A while ago I decided that I was tired of spending a ton of money on granola bars that were loaded with ingredients that I didn't want my kids eating.  Sugar was the main deterrent for me, but I've been trying to cut out preservatives and artificial anything, as well.

After trying a few different recipes, I finally found one that I liked with minimal tweaking on ingredients.  I love the versatility of the recipe because I have added different ingredients so it's not always the same, boring granola bar.  The result is delicious!!



Some variations we have tried and loved include:

1/2 C crunchy peanut butter (this makes a denser granola bar)
1/2 C Chocolate chip/peanut butter chip mix
1/2 C shredded coconut
1/2 C raisins

You can view the original recipe here: (Note - I omit the sliced almonds and use quick oats.  If you don't have wheat germ on-hand, you can substitute an additional 1/2 C of quick oats - or use the suggestion at the bottom of the recipe to grind 1/2 C of quick oats.)

Ingredients
2 cups rolled oats
½ cup wheat germ
1 cup sliced almonds
½ cup of semi- or bitter-sweet chips or chunks (about 3 ounces)
½ cup dried cranberries or cherries
1 can (14 ounces) sweetened condensed milk

Adjust oven rack to lower-middle position and preheat oven to 325 degrees.

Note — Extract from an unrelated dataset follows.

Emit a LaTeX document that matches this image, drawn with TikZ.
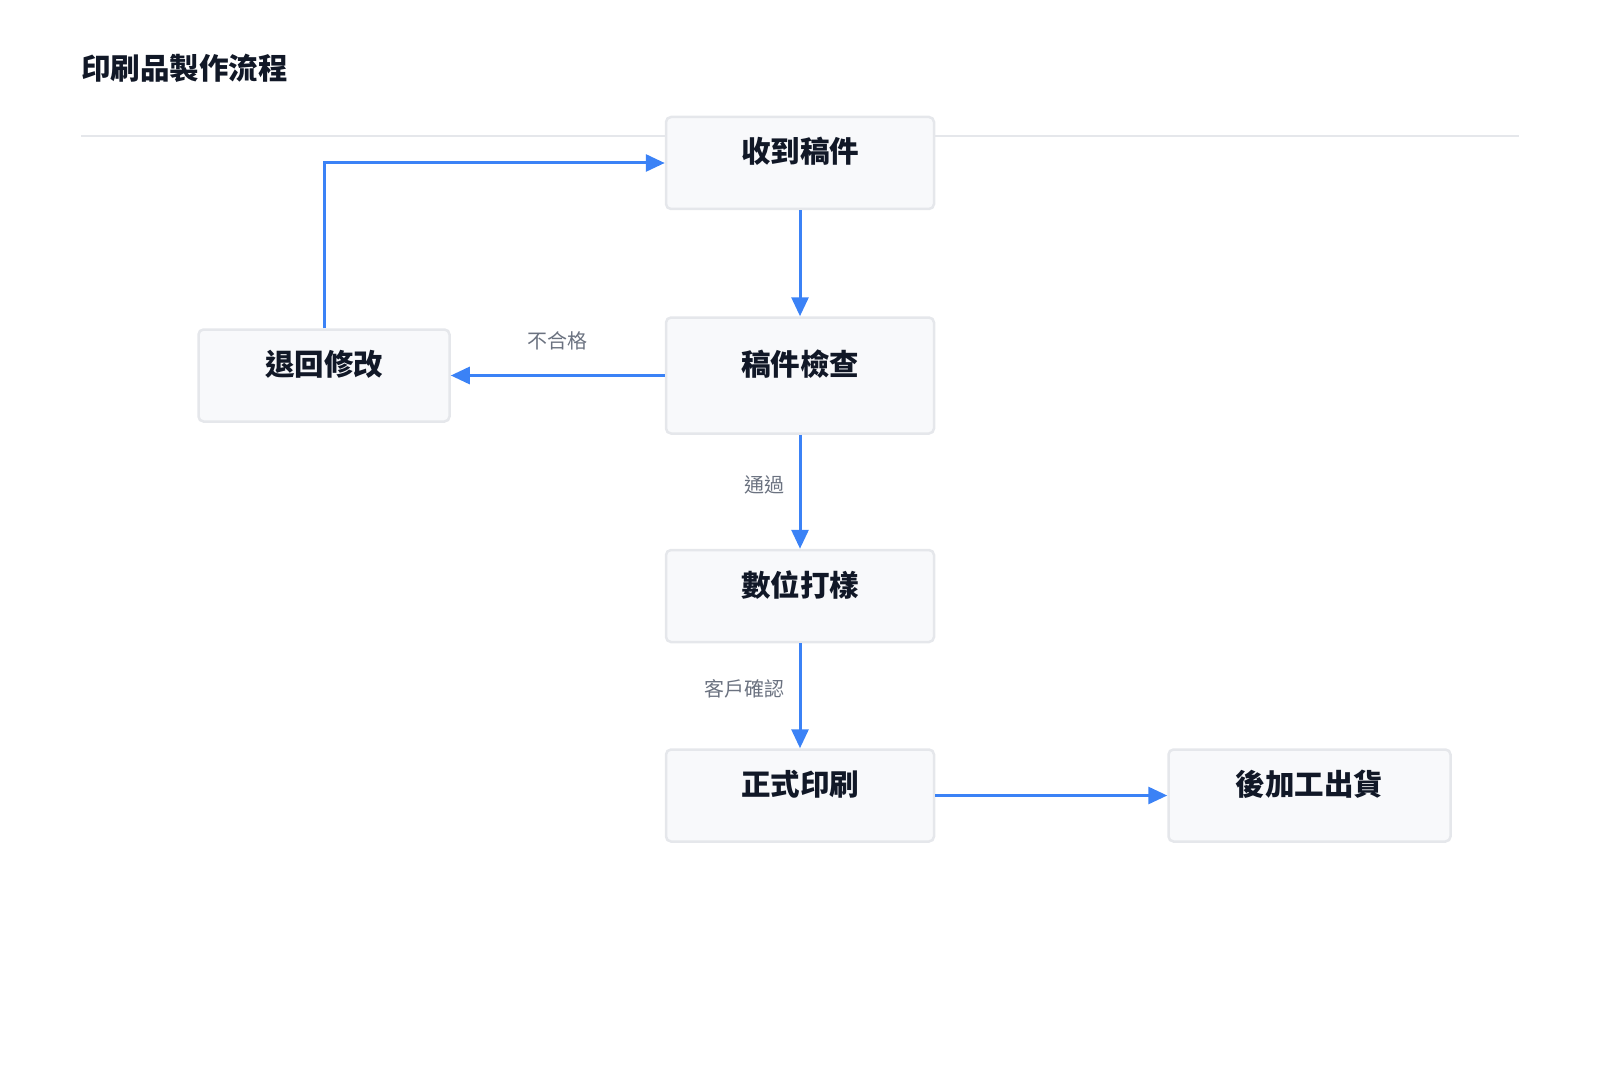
\documentclass[tikz,border=0pt]{standalone}
\usepackage{fontspec}
\setmainfont{Noto Sans CJK TC}
\usetikzlibrary{arrows.meta,positioning}
\definecolor{flowblue}{HTML}{3B82F6}
\definecolor{boxfill}{HTML}{F8F9FB}
\definecolor{boxline}{HTML}{E5E7EB}
\definecolor{inkdark}{HTML}{111827}
\definecolor{notegray}{HTML}{6B7280}

\begin{document}
\begin{tikzpicture}[
  x=1pt, y=-1pt,
  stage/.style={draw=boxline, line width=2.5pt, rounded corners=5pt, fill=boxfill, text=inkdark,
    minimum width=268pt, inner ysep=0pt, text height=46pt, text depth=46pt,
    font=\fontsize{29.5}{30}\selectfont\bfseries},
  tall/.style={text height=58pt, text depth=58pt},
  flow/.style={draw=flowblue, line width=3pt, -{Triangle[length=19pt, width=17pt]}},
  note/.style={text=notegray, font=\fontsize{20}{21}\selectfont}
]
\useasboundingbox (0,0) rectangle (1600,1067);

% title and rule
\node [anchor=base west, text=inkdark, inner sep=0pt, font=\fontsize{29.5}{30}\selectfont\bfseries] (title) at (81,80) {印刷品製作流程};
\draw [boxline, line width=1.5pt] (81,136) -- (1519,136);

% stages
\node [stage] (recv) at (800,163) {收到稿件};
\node [stage, tall, below=106pt of recv] (check) {稿件檢查};
\node [stage, minimum width=251pt, left=214pt of check] (back) {退回修改};
\node [stage, below=114pt of check] (proof) {數位打樣};
\node [stage, below=105pt of proof] (print) {正式印刷};
\node [stage, minimum width=282pt, right=232pt of print] (ship) {後加工出貨};

% flow
\draw [flow] (recv) -- (check);
\draw [flow] (check) -- node [note, yshift=35pt] (fail) {不合格} (back);
\draw [flow] (back.north) |- (recv.west);
\draw [flow] (check) -- node [note, anchor=east, xshift=-11pt, yshift=7pt] (pass) {通過} (proof);
\draw [flow] (proof) -- node [note, anchor=east, xshift=-11pt, yshift=7pt] (okay) {客戶確認} (print);
\draw [flow] (print) -- (ship);
\end{tikzpicture}
\end{document}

Grease a 9-square-inch baking pan with vegetable cooking spray. For bars’ easy removal, line pan bottom up the two sides with a 9- by 18-inch strip of heavy-duty foil. Grease foil with vegetable cooking spray.

Mix all ingredients in a medium bowl. Turn into prepared pan and pat down until firmly packed. Bake until golden brown about 30 minutes. Cool to room temperature and put pan in freezer.

When firm, use foil handles to remove bars from pan. Remove foil and use a long, sharp knife to cut bar into 16 1- by 4-inch bars. Can be stored in an airtight container up to 1 week or frozen.